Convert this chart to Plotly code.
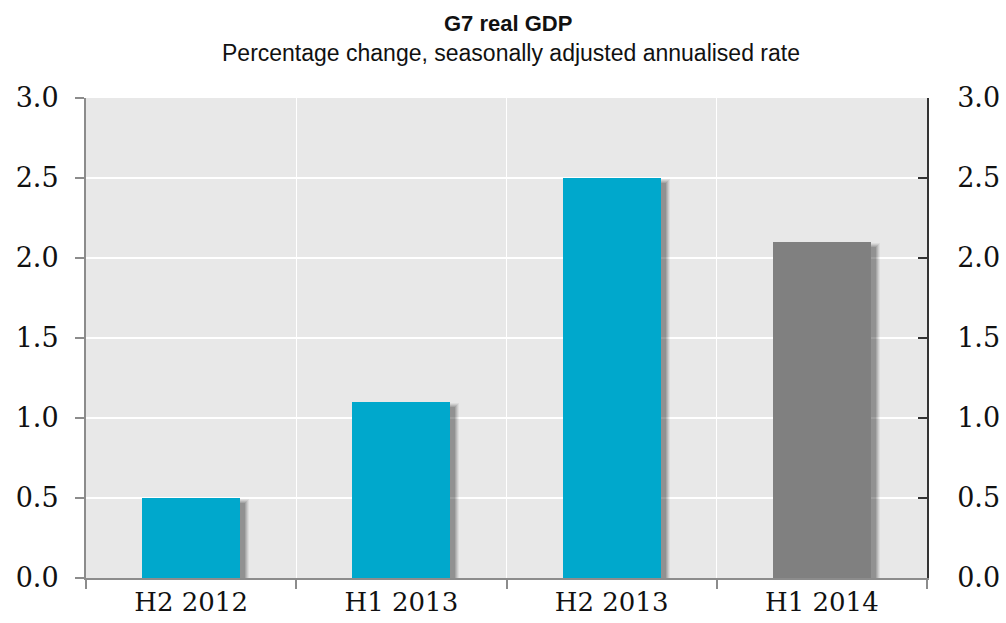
import plotly.graph_objects as go

# G7 real GDP, % change, seasonally adjusted annualised rate
periods = ["H2 2012", "H1 2013", "H2 2013", "H1 2014"]
growth = [0.5, 1.1, 2.5, 2.1]
bar_colors = ["#00A8CC", "#00A8CC", "#00A8CC", "#808080"]
y_ticks = [0.0, 0.5, 1.0, 1.5, 2.0, 2.5, 3.0]

positions = list(range(len(periods)))
bar_width = 0.467

# pixel -> data unit helpers (plot area ~841 x 480 px)
px_x = 4.0 / 841.0
px_y = 3.0 / 480.0

fig = go.Figure()

# soft drop shadow built from a few translucent, progressively wider layers
for e, alpha in [(4, 0.05), (3, 0.07), (2, 0.09), (1, 0.10), (0, 0.12)]:
    fig.add_trace(go.Bar(
        x=positions,
        y=[v - 5 * px_y + e * px_y for v in growth],
        width=[bar_width + 2 * e * px_x] * len(growth),
        offset=[-bar_width / 2 + 5 * px_x - e * px_x] * len(growth),
        marker=dict(color=f"rgba(0,0,0,{alpha})", line=dict(width=0)),
        hoverinfo="skip",
        showlegend=False,
    ))

fig.add_trace(go.Bar(
    x=positions,
    y=growth,
    width=[bar_width] * len(growth),
    marker=dict(color=bar_colors, line=dict(width=0)),
    showlegend=False,
))

# invisible trace anchoring the secondary (label / right) axes
fig.add_trace(go.Scatter(
    x=positions, y=growth, xaxis="x2", yaxis="y2",
    mode="markers", marker=dict(opacity=0), hoverinfo="skip", showlegend=False,
))

tick_font = dict(family="DejaVu Serif", size=27, color="#111111")
x_label_font = dict(family="DejaVu Serif", size=26, color="#111111")
boundaries = [p - 0.5 for p in positions] + [positions[-1] + 0.5]

fig.update_layout(
    width=1006,
    height=623,
    margin=dict(l=86, r=79, t=98, b=45),
    paper_bgcolor="white",
    plot_bgcolor="#E8E8E8",
    barmode="overlay",
    bargap=0,
    xaxis=dict(
        range=[-0.5, len(periods) - 0.5],
        tickvals=boundaries,
        showticklabels=False,
        ticks="outside", ticklen=9, tickcolor="#8C8C8C", tickwidth=2,
        showgrid=True, gridcolor="white", gridwidth=1,
        showline=True, linecolor="#8C8C8C", linewidth=2,
        zeroline=False, fixedrange=True, automargin=False,
    ),
    xaxis2=dict(
        overlaying="x", side="bottom",
        range=[-0.5, len(periods) - 0.5],
        tickvals=positions, ticktext=periods,
        ticks="", showgrid=False, showline=False, zeroline=False,
        tickfont=x_label_font, ticklabelstandoff=6, automargin=False,
    ),
    yaxis=dict(
        range=[0, 3.0],
        tickvals=y_ticks, tickformat=".1f",
        ticks="outside", ticklen=9, tickcolor="#8C8C8C", tickwidth=2,
        showgrid=True, gridcolor="white", gridwidth=1.5,
        showline=True, linecolor="#8C8C8C", linewidth=2,
        zeroline=False, tickfont=tick_font, ticklabelstandoff=11,
        automargin=False,
    ),
    yaxis2=dict(
        overlaying="y", side="right", anchor="x",
        range=[0, 3.0],
        tickvals=y_ticks, tickformat=".1f",
        ticks="inside", ticklen=9, tickcolor="#333333", tickwidth=1.5,
        showgrid=False, showline=True, linecolor="#333333", linewidth=1.5,
        zeroline=False, tickfont=tick_font, ticklabelstandoff=23,
        automargin=False,
    ),
    annotations=[
        dict(text="<b>G7 real GDP</b>", xref="paper", yref="paper",
             x=(508 - 86) / 841, y=1 + (98 - 24) / 480, xanchor="center", yanchor="middle",
             showarrow=False, font=dict(family="Liberation Sans", size=22, color="#111111")),
        dict(text="Percentage change, seasonally adjusted annualised rate",
             xref="paper", yref="paper",
             x=(511 - 86) / 841, y=1 + (98 - 53) / 480, xanchor="center", yanchor="middle",
             showarrow=False, font=dict(family="Liberation Sans", size=23, color="#111111")),
    ],
)

fig.write_html("out.html")
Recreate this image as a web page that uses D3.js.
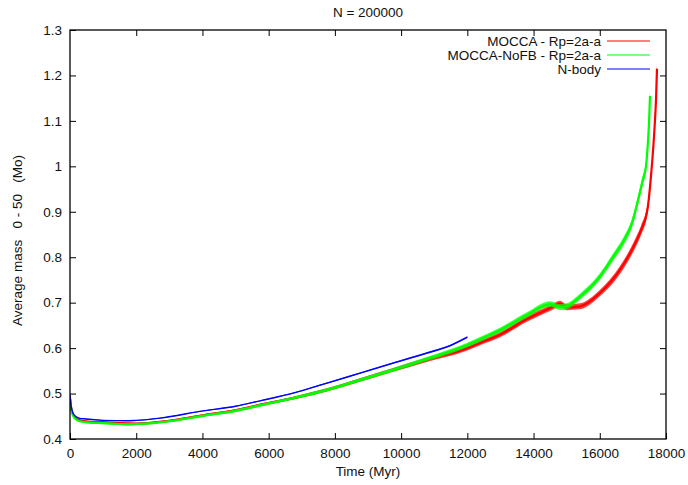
<!DOCTYPE html>
<html>
<head>
<meta charset="utf-8">
<script src="https://cdn.jsdelivr.net/npm/d3@7"></script>
<style>
  body { margin: 0; background: #fff; }
  svg text { font-family: "Liberation Sans", Arial, sans-serif; font-size: 13.5px; fill: #111; }
</style>
</head>
<body>
<div id="chart"></div>
<script>
// values (time in Myr, average mass in Mo)
var redT = [0, 50, 150, 300, 600, 1000, 1500, 2000, 2500, 3000, 4000, 5000, 5740, 6740, 7760, 8760, 9760, 10770, 12000, 12400, 13000, 13800, 14500, 14800, 15000, 15400, 16000, 16610, 17100, 17250, 17450, 17560, 17650, 17700, 17728];
var redV = [0.49, 0.462, 0.448, 0.441, 0.438, 0.437, 0.435, 0.434, 0.436, 0.440, 0.452, 0.463, 0.475, 0.490, 0.508, 0.530, 0.552, 0.574, 0.600, 0.612, 0.630, 0.664, 0.688, 0.698, 0.690, 0.692, 0.721, 0.772, 0.835, 0.86, 0.91, 0.99, 1.08, 1.15, 1.215];

var greenT = [0, 50, 150, 300, 600, 1000, 1500, 1700, 2000, 2500, 3000, 4000, 5000, 5740, 6740, 7760, 8760, 9760, 10770, 12000, 12400, 13000, 13800, 14500, 14800, 15000, 15400, 16000, 16400, 16700, 16973, 17154, 17300, 17396, 17460, 17490, 17517];
var greenV = [0.488, 0.46, 0.445, 0.439, 0.436, 0.435, 0.433, 0.432, 0.433, 0.435, 0.439, 0.451, 0.462, 0.474, 0.490, 0.508, 0.530, 0.552, 0.576, 0.607, 0.620, 0.640, 0.673, 0.697, 0.690, 0.692, 0.713, 0.757, 0.800, 0.833, 0.875, 0.925, 0.97, 1.0, 1.06, 1.10, 1.155];

var blueT = [0, 40, 120, 270, 480, 1000, 1690, 2000, 2720, 4020, 5000, 5740, 6740, 7760, 8760, 9760, 10770, 11500, 12000];
var blueV = [0.497, 0.47, 0.453, 0.446, 0.444, 0.441, 0.440, 0.441, 0.446, 0.462, 0.472, 0.484, 0.501, 0.523, 0.545, 0.567, 0.589, 0.606, 0.624];

// scatter of the noisy runs (half width, Mo) read at a few times
var noiseT = [0, 6000, 12000, 16000, 17800];
var noiseV = [0.0015, 0.003, 0.005, 0.007, 0.012];
var blueNoiseT = [0, 6000, 12000];
var blueNoiseV = [0.0005, 0.001, 0.002];

var seriesNames = ["MOCCA - Rp=2a-a", "MOCCA-NoFB - Rp=2a-a", "N-body"];
var xTicks = [0, 2000, 4000, 6000, 8000, 10000, 12000, 14000, 16000, 18000];
var yTicks = [0.4, 0.5, 0.6, 0.7, 0.8, 0.9, 1, 1.1, 1.2, 1.3];

var W = 688, H = 485;
var margin = {top: 30, right: 22, bottom: 46, left: 70};
var width = W - margin.left - margin.right,
    height = H - margin.top - margin.bottom;

var svg = d3.select("#chart").append("svg")
    .attr("width", W).attr("height", H)
  .append("g")
    .attr("transform", "translate(" + margin.left + "," + margin.top + ")");

var x = d3.scaleLinear().domain([0, 18000]).range([0, width]);
var y = d3.scaleLinear().domain([0.4, 1.3]).range([height, 0]);
var noise = d3.scaleLinear().domain(noiseT).range(noiseV);
var blueNoise = d3.scaleLinear().domain(blueNoiseT).range(blueNoiseV);

var series = [
  {name: seriesNames[0], t: redT, v: redV, color: "#ff0000", w: 2.2, n: noise},
  {name: seriesNames[1], t: greenT, v: greenV, color: "#00ff00", w: 2.2, n: noise},
  {name: seriesNames[2], t: blueT, v: blueV, color: "#0000ff", w: 1.4, n: blueNoise}
];

var line = d3.line()
    .x(function (d) { return x(d[0]); })
    .y(function (d) { return y(d[1]); })
    .curve(d3.curveMonotoneX);

svg.append("defs").append("clipPath").attr("id", "clip")
  .append("rect").attr("width", width).attr("height", height);

series.forEach(function (s) {
  var pts = s.t.map(function (t, i) { return [t, s.v[i]]; });
  var band = d3.area()
      .x(function (d) { return x(d[0]); })
      .y0(function (d) { return y(d[1] - s.n(d[0])); })
      .y1(function (d) { return y(d[1] + s.n(d[0])); })
      .curve(d3.curveMonotoneX);
  svg.append("path")
    .datum(pts)
    .attr("clip-path", "url(#clip)")
    .attr("fill", s.color)
    .attr("opacity", 0.75)
    .attr("d", band);
  svg.append("path")
    .datum(pts)
    .attr("clip-path", "url(#clip)")
    .attr("fill", "none")
    .attr("stroke", s.color)
    .attr("stroke-width", s.w)
    .attr("stroke-linejoin", "round")
    .attr("d", line);
});

// axes, ticks pointing inward, mirrored on top and right
svg.append("g")
    .attr("transform", "translate(0," + height + ")")
    .call(d3.axisBottom(x).tickValues(xTicks).tickSize(-6).tickPadding(9).tickFormat(d3.format("d")))
    .call(g => g.select(".domain").remove());

svg.append("g")
    .call(d3.axisLeft(y).tickValues(yTicks).tickSize(-6).tickPadding(8).tickFormat(function (d) { return d3.format("~g")(d); }))
    .call(g => g.select(".domain").remove());

svg.append("g")
    .call(d3.axisTop(x).tickValues(xTicks.slice(1, -1)).tickSize(-6).tickFormat(""))
    .call(g => g.select(".domain").remove());

svg.append("g")
    .attr("transform", "translate(" + width + ",0)")
    .call(d3.axisRight(y).tickValues(yTicks.slice(1, -1)).tickSize(-6).tickFormat(""))
    .call(g => g.select(".domain").remove());

svg.selectAll(".tick line").attr("stroke", "#000").attr("stroke-width", 1);
svg.selectAll(".tick text").style("font-size", "13.5px").attr("fill", "#111");

svg.append("rect")
    .attr("width", width).attr("height", height)
    .attr("fill", "none").attr("stroke", "#000").attr("stroke-width", 1.3);

// legend
var legend = svg.append("g").attr("transform", "translate(" + (width - 65) + ",11)");
series.forEach(function (s, i) {
  var row = legend.append("g").attr("transform", "translate(0," + (i * 14) + ")");
  row.append("text").attr("x", 0).attr("y", 0).attr("dy", "0.35em")
    .attr("text-anchor", "end").text(s.name);
  row.append("line").attr("x1", 6).attr("x2", 49).attr("y1", 0).attr("y2", 0)
    .attr("stroke", s.color).attr("stroke-width", 1.2);
});

// titles
svg.append("text").attr("x", width / 2).attr("y", -13)
  .attr("text-anchor", "middle").text("N = 200000");

svg.append("text").attr("x", width / 2).attr("y", height + 37)
  .attr("text-anchor", "middle").text("Time (Myr)");

svg.append("text")
  .attr("transform", "translate(-48," + (height / 2 + 6) + ") rotate(-90)")
  .attr("text-anchor", "middle")
  .attr("xml:space", "preserve")
  .style("white-space", "pre")
  .text("Average mass   0 - 50   (Mo)");
</script>
</body>
</html>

▶ **Required task**:
Extract, word for word, each line from the top of the data down to and including the line with "boundaries = [p"; skip the pictures.

▶ **Exercise answer**:
Convert this chart to Plotly code.
import plotly.graph_objects as go

# G7 real GDP, % change, seasonally adjusted annualised rate
periods = ["H2 2012", "H1 2013", "H2 2013", "H1 2014"]
growth = [0.5, 1.1, 2.5, 2.1]
bar_colors = ["#00A8CC", "#00A8CC", "#00A8CC", "#808080"]
y_ticks = [0.0, 0.5, 1.0, 1.5, 2.0, 2.5, 3.0]

positions = list(range(len(periods)))
bar_width = 0.467

# pixel -> data unit helpers (plot area ~841 x 480 px)
px_x = 4.0 / 841.0
px_y = 3.0 / 480.0

fig = go.Figure()

# soft drop shadow built from a few translucent, progressively wider layers
for e, alpha in [(4, 0.05), (3, 0.07), (2, 0.09), (1, 0.10), (0, 0.12)]:
    fig.add_trace(go.Bar(
        x=positions,
        y=[v - 5 * px_y + e * px_y for v in growth],
        width=[bar_width + 2 * e * px_x] * len(growth),
        offset=[-bar_width / 2 + 5 * px_x - e * px_x] * len(growth),
        marker=dict(color=f"rgba(0,0,0,{alpha})", line=dict(width=0)),
        hoverinfo="skip",
        showlegend=False,
    ))

fig.add_trace(go.Bar(
    x=positions,
    y=growth,
    width=[bar_width] * len(growth),
    marker=dict(color=bar_colors, line=dict(width=0)),
    showlegend=False,
))

# invisible trace anchoring the secondary (label / right) axes
fig.add_trace(go.Scatter(
    x=positions, y=growth, xaxis="x2", yaxis="y2",
    mode="markers", marker=dict(opacity=0), hoverinfo="skip", showlegend=False,
))

tick_font = dict(family="DejaVu Serif", size=27, color="#111111")
x_label_font = dict(family="DejaVu Serif", size=26, color="#111111")
boundaries = [p - 0.5 for p in positions] + [positions[-1] + 0.5]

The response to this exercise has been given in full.